The judgment is affirmed. Respondent shall recover costs on appeal.

ARONSON, ACTING P. J. and THOMPSON, J., concurs.

FootNotes


1. The second amended misdemeanor complaint included a seventh count for Finnegan's violation of section 105.1 of the California Building Code (incorporated by reference into the City Municipal Code section 8.02.001) by constructing a wall exceeding four feet in height in the rear area of the property, without first getting a permit from the City. The disposition of that count is not clear in our record.
2. That appeal is not before this court in the instant case.
3. Code of Civil Procedure section 904.1, subdivision (a)(7) provides that an appeal may be taken from "an order appointing a receiver." At oral argument, Finnegan argued that the City filed its respondent's brief too late.
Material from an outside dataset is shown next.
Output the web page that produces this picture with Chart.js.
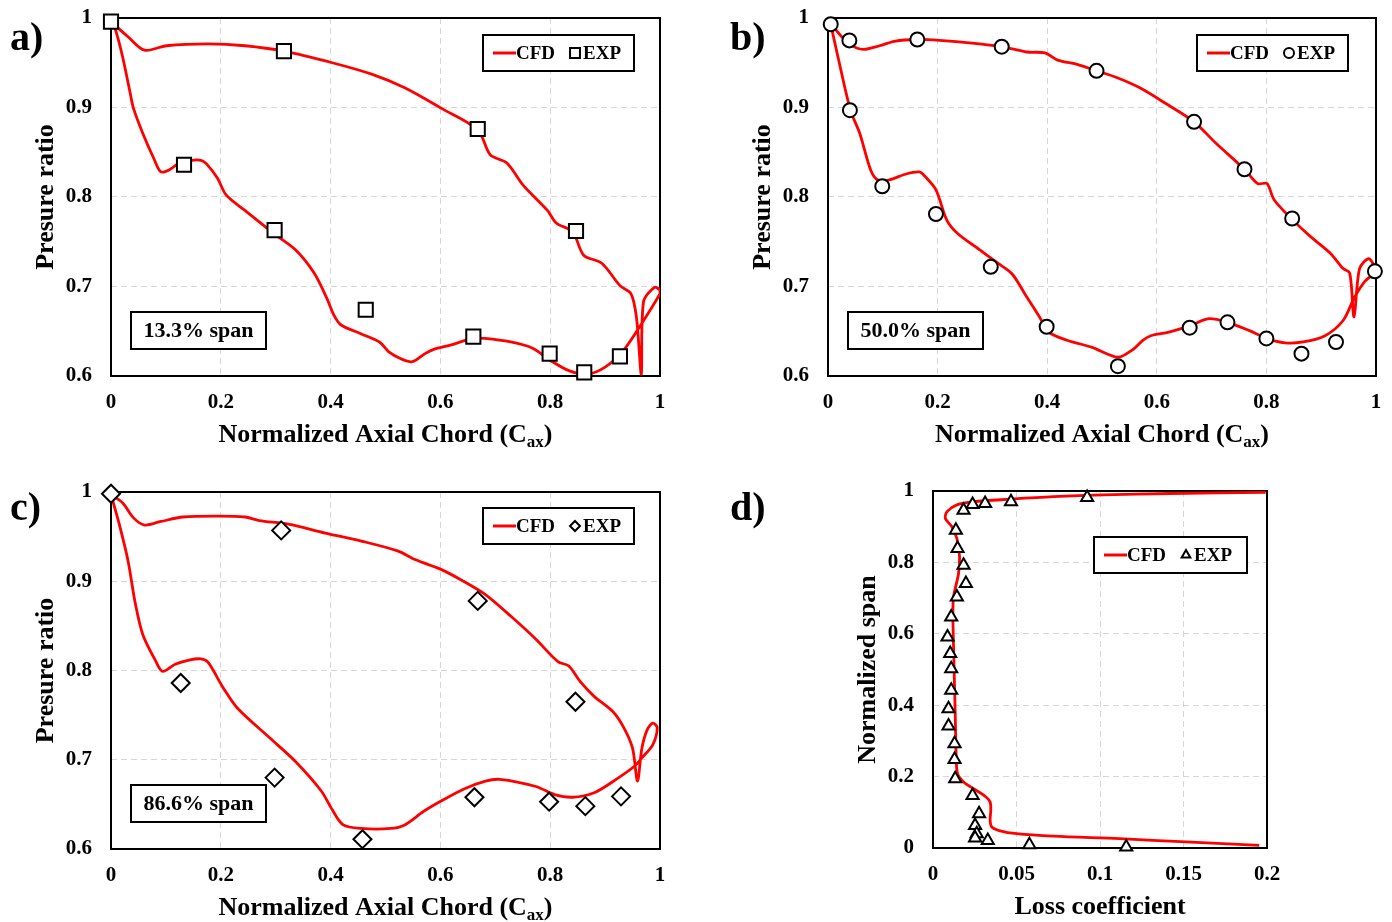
<!DOCTYPE html>
<html lang="en">
<head>
  <meta charset="UTF-8">
  <title>Blade loading and loss</title>
  <script src="https://cdn.jsdelivr.net/npm/chart.js"></script>
  <style>
    body { margin:0; background:#fff; }
    .page { position:relative; width:1392px; height:922px; overflow:hidden; }
    canvas { position:absolute; }
  </style>
</head>
<body>
  <div class="page">
    <canvas id="pa" width="696" height="461" style="left:0;top:0"></canvas>
    <canvas id="pb" width="696" height="461" style="left:696px;top:0"></canvas>
    <canvas id="pc" width="696" height="461" style="left:0;top:461px"></canvas>
    <canvas id="pd" width="696" height="461" style="left:696px;top:461px"></canvas>
  </div>

  <script>
    const FONT='"Liberation Serif", "Times New Roman", serif';

    // tick labels
    const chordTicks=[0,0.2,0.4,0.6,0.8,1];
    const ratioTicks=[0.6,0.7,0.8,0.9,1];
    const lossTicks=[0,0.05,0.1,0.15,0.2];
    const spanTicks=[0,0.2,0.4,0.6,0.8,1];

    // a) 13.3% span
    const expAx=[0,0.315,0.668,0.133,0.298,0.847,0.464,0.660,0.799,0.862,0.927];
    const expAy=[0.996,0.963,0.876,0.836,0.763,0.762,0.674,0.644,0.625,0.604,0.622];
    const cfdA_ps=[[0,0.996],[0.031,0.979],[0.061,0.964],[0.101,0.969],[0.177,0.971],[0.244,0.969],[0.315,0.963],
      [0.403,0.950],[0.476,0.937],[0.535,0.922],[0.602,0.899],[0.668,0.875],[0.691,0.847],[0.721,0.838],
      [0.751,0.813],[0.795,0.785],[0.811,0.771],[0.841,0.761],[0.861,0.735],[0.894,0.726],[0.927,0.701],
      [0.947,0.692],[0.957,0.666],[0.966,0.602],[0.970,0.683],[0.990,0.699],[1.0,0.696]];
    const cfdA_ss=[[1.0,0.692],[0.967,0.659],[0.934,0.629],[0.900,0.610],[0.867,0.602],[0.834,0.606],[0.799,0.618],
      [0.768,0.631],[0.728,0.638],[0.681,0.642],[0.660,0.642],[0.615,0.634],[0.589,0.630],[0.572,0.625],
      [0.549,0.616],[0.529,0.619],[0.506,0.627],[0.489,0.638],[0.456,0.647],[0.419,0.657],[0.406,0.668],
      [0.393,0.687],[0.370,0.715],[0.336,0.741],[0.297,0.759],[0.244,0.785],[0.210,0.802],[0.194,0.821],
      [0.174,0.837],[0.164,0.841],[0.147,0.841],[0.124,0.838],[0.108,0.831],[0.091,0.828],[0.078,0.843],
      [0.058,0.871],[0.041,0.899],[0.035,0.916],[0.021,0.957],[0.008,0.987],[0,0.996]];

    // b) 50.0% span
    const expBx=[0.005,0.039,0.163,0.317,0.490,0.040,0.668,0.760,0.099,0.847,0.197,0.297,0.998,0.399,0.660,0.729,0.800,0.927,0.864,0.529];
    const expBy=[0.993,0.975,0.976,0.968,0.941,0.897,0.884,0.831,0.812,0.776,0.781,0.722,0.717,0.655,0.654,0.660,0.642,0.638,0.625,0.611];
    const cfdB_ps=[[0.005,0.994],[0.025,0.979],[0.041,0.970],[0.064,0.965],[0.094,0.969],[0.121,0.974],[0.163,0.976],
      [0.204,0.975],[0.263,0.972],[0.317,0.968],[0.363,0.962],[0.396,0.961],[0.419,0.953],[0.456,0.948],
      [0.490,0.941],[0.529,0.933],[0.569,0.922],[0.615,0.905],[0.668,0.884],[0.708,0.860],[0.760,0.831],
      [0.784,0.815],[0.801,0.815],[0.814,0.797],[0.847,0.775],[0.880,0.756],[0.917,0.737],[0.940,0.720],
      [0.952,0.715],[0.960,0.666],[0.970,0.720],[0.987,0.731],[1.0,0.719]];
    const cfdB_ss=[[1.0,0.716],[0.980,0.706],[0.960,0.687],[0.940,0.662],[0.907,0.645],[0.867,0.638],[0.834,0.637],
      [0.800,0.642],[0.768,0.651],[0.729,0.660],[0.695,0.664],[0.660,0.656],[0.622,0.649],[0.589,0.645],
      [0.575,0.640],[0.555,0.629],[0.529,0.621],[0.482,0.632],[0.436,0.640],[0.403,0.649],[0.386,0.666],
      [0.363,0.688],[0.336,0.714],[0.310,0.726],[0.277,0.741],[0.237,0.759],[0.217,0.774],[0.197,0.808],
      [0.177,0.823],[0.167,0.828],[0.144,0.826],[0.111,0.819],[0.091,0.819],[0.078,0.830],[0.058,0.871],
      [0.041,0.897],[0.018,0.957],[0.005,0.993]];

    // c) 86.6% span
    const expCx=[0,0.310,0.668,0.127,0.846,0.298,0.662,0.798,0.864,0.929,0.458];
    const expCy=[0.998,0.957,0.878,0.786,0.765,0.680,0.658,0.653,0.648,0.659,0.611];
    const cfdC_ps=[[0,0.997],[0.021,0.988],[0.041,0.971],[0.061,0.963],[0.091,0.967],[0.131,0.972],[0.197,0.973],
      [0.244,0.972],[0.270,0.968],[0.323,0.964],[0.390,0.954],[0.456,0.945],[0.522,0.934],[0.555,0.924],
      [0.602,0.913],[0.642,0.900],[0.682,0.885],[0.728,0.861],[0.774,0.835],[0.814,0.810],[0.834,0.805],
      [0.854,0.788],[0.880,0.771],[0.914,0.754],[0.934,0.736],[0.950,0.713],[0.959,0.676],[0.967,0.713],
      [0.977,0.734],[0.987,0.741],[0.995,0.736]];
    const cfdC_ss=[[0.987,0.717],[0.967,0.702],[0.954,0.693],[0.920,0.678],[0.880,0.663],[0.841,0.658],[0.808,0.661],
      [0.774,0.670],[0.708,0.678],[0.682,0.676],[0.642,0.667],[0.602,0.654],[0.569,0.642],[0.535,0.627],
      [0.509,0.623],[0.456,0.623],[0.423,0.627],[0.403,0.644],[0.383,0.665],[0.336,0.698],[0.290,0.724],
      [0.230,0.758],[0.204,0.781],[0.177,0.809],[0.164,0.813],[0.144,0.812],[0.117,0.807],[0.094,0.799],
      [0.081,0.811],[0.058,0.840],[0.044,0.876],[0.031,0.923],[0.015,0.964],[0,0.997]];

    // d) spanwise loss
    const expDloss=[0.0923,0.0467,0.0312,0.0237,0.0183,0.0137,0.0147,0.0183,0.0197,0.0143,0.0109,0.0087,0.0103,0.0109,
      0.0109,0.0093,0.0093,0.0129,0.0129,0.0133,0.0237,0.0276,0.0252,0.0262,0.0252,0.0328,0.0577,0.1157];
    const expDspan=[0.982,0.970,0.965,0.962,0.946,0.890,0.839,0.792,0.741,0.703,0.647,0.591,0.545,0.502,
      0.442,0.390,0.342,0.292,0.248,0.194,0.147,0.096,0.063,0.040,0.028,0.021,0.009,0.003];
    const cfdD=[[0.1953,0.0075],[0.1515,0.017],[0.1117,0.026],[0.072,0.033],[0.0501,0.040],[0.0402,0.048],[0.0352,0.059],
      [0.0342,0.078],[0.0346,0.106],[0.0342,0.129],[0.0312,0.145],[0.0243,0.166],[0.0183,0.185],[0.0147,0.208],
      [0.0139,0.255],[0.0133,0.377],[0.0123,0.564],[0.0119,0.657],[0.0123,0.704],[0.0153,0.769],[0.0159,0.816],
      [0.0143,0.867],[0.0113,0.900],[0.0074,0.923],[0.0084,0.942],[0.0143,0.961],[0.0243,0.970],[0.0461,0.977],
      [0.072,0.984],[0.1018,0.989],[0.1416,0.993],[0.1992,0.996]];

    function marker(ctx,style,x,y,r){
      ctx.save();
      ctx.fillStyle="#fff"; ctx.strokeStyle="#000"; ctx.lineWidth=2;
      ctx.beginPath();
      if(style==="rect"){ const s=r*Math.SQRT1_2; ctx.rect(x-s,y-s,2*s,2*s); }
      else if(style==="circle"){ ctx.arc(x,y,r,0,Math.PI*2); }
      else if(style==="rectRot"){ ctx.moveTo(x,y-r); ctx.lineTo(x+r,y); ctx.lineTo(x,y+r); ctx.lineTo(x-r,y); ctx.closePath(); }
      else { for(let k=0;k<3;k++){ const t=k*2*Math.PI/3; ctx[k?"lineTo":"moveTo"](x+Math.sin(t)*r,y-Math.cos(t)*r); } ctx.closePath(); }
      ctx.fill(); ctx.stroke();
      ctx.restore();
    }

    // frame, panel letter, x title, legend box, span box
    const deco={
      id:"deco",
      beforeDatasetsDraw(chart,args,o){
        const {ctx,chartArea:a}=chart;
        ctx.save(); ctx.strokeStyle="#000"; ctx.lineWidth=2;
        ctx.strokeRect(a.left,a.top,a.right-a.left,a.bottom-a.top);
        ctx.restore();
      },
      afterDraw(chart,args,o){
        const {ctx,chartArea:a}=chart;
        ctx.save();
        ctx.fillStyle="#000"; ctx.textBaseline="middle"; ctx.textAlign="left";
        // panel letter
        ctx.font="bold 40px "+FONT;
        ctx.fillText(o.letter,o.letterX,o.letterY);
        // x title (with optional subscript)
        const big="bold 26px "+FONT, small="bold 17px "+FONT;
        const ty=a.bottom+59;
        ctx.font=big; const w1=ctx.measureText(o.xTitle).width;
        let w2=0,w3=0;
        if(o.xSub){ ctx.font=small; w2=ctx.measureText(o.xSub).width; ctx.font=big; w3=ctx.measureText(")").width; }
        let x=(a.left+a.right)/2-(w1+w2+w3)/2;
        ctx.font=big; ctx.fillText(o.xTitle,x,ty); x+=w1;
        if(o.xSub){ ctx.font=small; ctx.fillText(o.xSub,x,ty+8); x+=w2; ctx.font=big; ctx.fillText(")",x,ty); }
        // legend
        const L=o.legend, lx=a.right-L.right-L.w, ly=a.top+L.top, cy=ly+L.h/2;
        ctx.fillStyle="#fff"; ctx.fillRect(lx,ly,L.w,L.h);
        ctx.strokeStyle="#000"; ctx.lineWidth=2; ctx.strokeRect(lx,ly,L.w,L.h);
        ctx.strokeStyle="#ff0000"; ctx.lineWidth=3;
        ctx.beginPath(); ctx.moveTo(lx+10,cy); ctx.lineTo(lx+33,cy); ctx.stroke();
        ctx.fillStyle="#000"; ctx.font="bold 19px "+FONT;
        ctx.fillText("CFD",lx+33,cy+1);
        marker(ctx,o.marker,lx+92,cy,o.marker==="rect"?7:5);
        ctx.fillStyle="#000";
        ctx.fillText("EXP",lx+100,cy+1);
        // span label
        if(o.span){
          const bx=a.left+20, by=a.bottom-64, bw=135, bh=37;
          ctx.fillStyle="#fff"; ctx.fillRect(bx,by,bw,bh);
          ctx.strokeStyle="#000"; ctx.lineWidth=2; ctx.strokeRect(bx,by,bw,bh);
          ctx.fillStyle="#000"; ctx.font="bold 22px "+FONT; ctx.textAlign="center";
          ctx.fillText(o.span,bx+bw/2,by+bh/2+1);
        }
        ctx.restore();
      }
    };

    function fmt(v){ return String(+v.toFixed(3)); }

    function axis(ticks,min,max,title,isY){
      const ax={
        type:"linear", min, max,
        afterBuildTicks:s=>{ s.ticks=ticks.map(v=>({value:v})); },
        grid:{color:"#d6d6d6",lineWidth:1,drawTicks:false},
        border:{display:false,dash:[6,4]},
        ticks:{color:"#000",padding:isY?19:14,font:{family:FONT,size:21,weight:"bold"},callback:fmt}
      };
      if(isY){
        ax.afterFit=s=>{ s.width=100; s.paddingTop=0; s.paddingBottom=0; };
        ax.title={display:true,text:title,color:"#000",padding:{top:20,bottom:0},
          font:{family:FONT,size:26,weight:"bold",lineHeight:1.2}};
      }else{
        ax.afterFit=s=>{ s.height=60; s.paddingLeft=0; s.paddingRight=0; };
      }
      return ax;
    }

    function panel(id,p){
      const line=p.cfd.map(q=>({x:q[0],y:q[1]}));
      const pts=p.expX.map((x,i)=>({x,y:p.expY[i]}));
      return new Chart(document.getElementById(id),{
        type:"scatter",
        data:{datasets:[
          {label:"CFD",data:line,showLine:true,borderColor:"#ff0000",borderWidth:2.8,
           pointRadius:0,tension:p.tension,fill:false,order:2},
          {label:"EXP",data:pts,pointStyle:p.marker,pointRadius:p.r,pointBackgroundColor:"#fff",
           pointBorderColor:"#000",pointBorderWidth:2,showLine:false,clip:false,order:1}
        ]},
        options:{
          responsive:false, animation:false, events:[],
          layout:{padding:p.pad},
          plugins:{legend:{display:false},tooltip:{enabled:false},deco:p.deco},
          scales:{x:axis(p.xTicks,p.xMin,p.xMax,"",false),y:axis(p.yTicks,p.yMin,p.yMax,p.yTitle,true)}
        },
        plugins:[deco]
      });
    }

    const chordTitle="Normalized Axial Chord (C";

    panel("pa",{cfd:cfdA_ps.concat(cfdA_ss),expX:expAx,expY:expAy,marker:"rect",r:10,tension:0.3,
      xTicks:chordTicks,xMin:0,xMax:1,yTicks:ratioTicks,yMin:0.6,yMax:1,yTitle:"Presure ratio",
      pad:{left:11,top:18,right:36,bottom:25},
      deco:{letter:"a)",letterX:10,letterY:40,xTitle:chordTitle,xSub:"ax",marker:"rect",span:"13.3% span",
        legend:{w:151,h:36,right:26,top:17}}});

    panel("pb",{cfd:cfdB_ps.concat(cfdB_ss),expX:expBx,expY:expBy,marker:"circle",r:7,tension:0.3,
      xTicks:chordTicks,xMin:0,xMax:1,yTicks:ratioTicks,yMin:0.6,yMax:1,yTitle:"Presure ratio",
      pad:{left:32,top:18,right:16,bottom:25},
      deco:{letter:"b)",letterX:34,letterY:40,xTitle:chordTitle,xSub:"ax",marker:"circle",span:"50.0% span",
        legend:{w:151,h:36,right:28,top:17}}});

    panel("pc",{cfd:cfdC_ps.concat(cfdC_ss),expX:expCx,expY:expCy,marker:"rectRot",r:9,tension:0.3,
      xTicks:chordTicks,xMin:0,xMax:1,yTicks:ratioTicks,yMin:0.6,yMax:1,yTitle:"Presure ratio",
      pad:{left:11,top:31,right:36,bottom:13},
      deco:{letter:"c)",letterX:10,letterY:49,xTitle:chordTitle,xSub:"ax",marker:"rectRot",span:"86.6% span",
        legend:{w:151,h:36,right:26,top:16}}});

    panel("pd",{cfd:cfdD,expX:expDloss,expY:expDspan,marker:"triangle",r:7,tension:0.3,
      xTicks:lossTicks,xMin:0,xMax:0.2,yTicks:spanTicks,yMin:0,yMax:1,yTitle:"Normalized span",
      pad:{left:137,top:30,right:125,bottom:14},
      deco:{letter:"d)",letterX:34,letterY:49,xTitle:"Loss coefficient",xSub:"",marker:"triangle",span:"",
        legend:{w:153,h:36,right:20,top:46}}});
  </script>
</body>
</html>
The City, however, filed a motion seeking relief from default, which this court granted.
4. Health and Safety Code section 17980.6 provides, in part: "If any building is maintained in a manner that violates any provisions of this part, the building standards published in the State Building Standards Code relating to the provisions of this part, any other rule or regulation adopted pursuant to the provisions of this part, or any provision in a local ordinance that is similar to a provision in this part, and the violations are so extensive and of such a nature that the health and safety of residents or the public is substantially endangered, the enforcement agency may issue an order or notice to repair or abate pursuant to this part."
5. "[Health and Safety Code s]ection 17980.7 picks up where section 17980.6 leaves off, providing in relevant part: `If the owner fails to comply within a reasonable time with the terms of the order or notice issued pursuant to Section 17980.6, the following provisions shall apply: [¶] . . . [¶] (c) The enforcement agency, tenant, or tenant association or organization may seek and the court may order, the appointment of a receiver for the substandard building pursuant to this subdivision. In its petition to the court, the enforcement agency, tenant, or tenant association or organization shall include proof that notice of the petition was served not less than three days prior to filing the petition . . . to all persons with a recorded interest in the real property upon which the substandard building exists. . . .' (§ 17980.7[, subd.] (c).) In deciding whether to appoint a receiver, `the court shall consider whether the owner has been afforded a reasonable opportunity to correct the conditions cited in the notice of violation.' (§ 17980.7, subd. (c)(1).)" (City of Santa Monica v. Gonzalez, supra, 43 Cal.4th at p. 920.) Finnegan does not argue that the notice requirements of Health and Safety Code section 17980.7 were not met.
6. Finnegan also argues in his opening brief that "[c]ommon sense mandates that the Appellate Division should first be allowed to determine the outcome of the stated causes." He further argues: "The Orange County Superior Court Appellate Division has current jurisdiction over the parties and the subject matter, the first court to assume jurisdiction has exclusive and continuing jurisdiction until all related matters have been resolved. The second action must be abated." Finnegan does not provide any relevant legal authority or analysis to support that argument.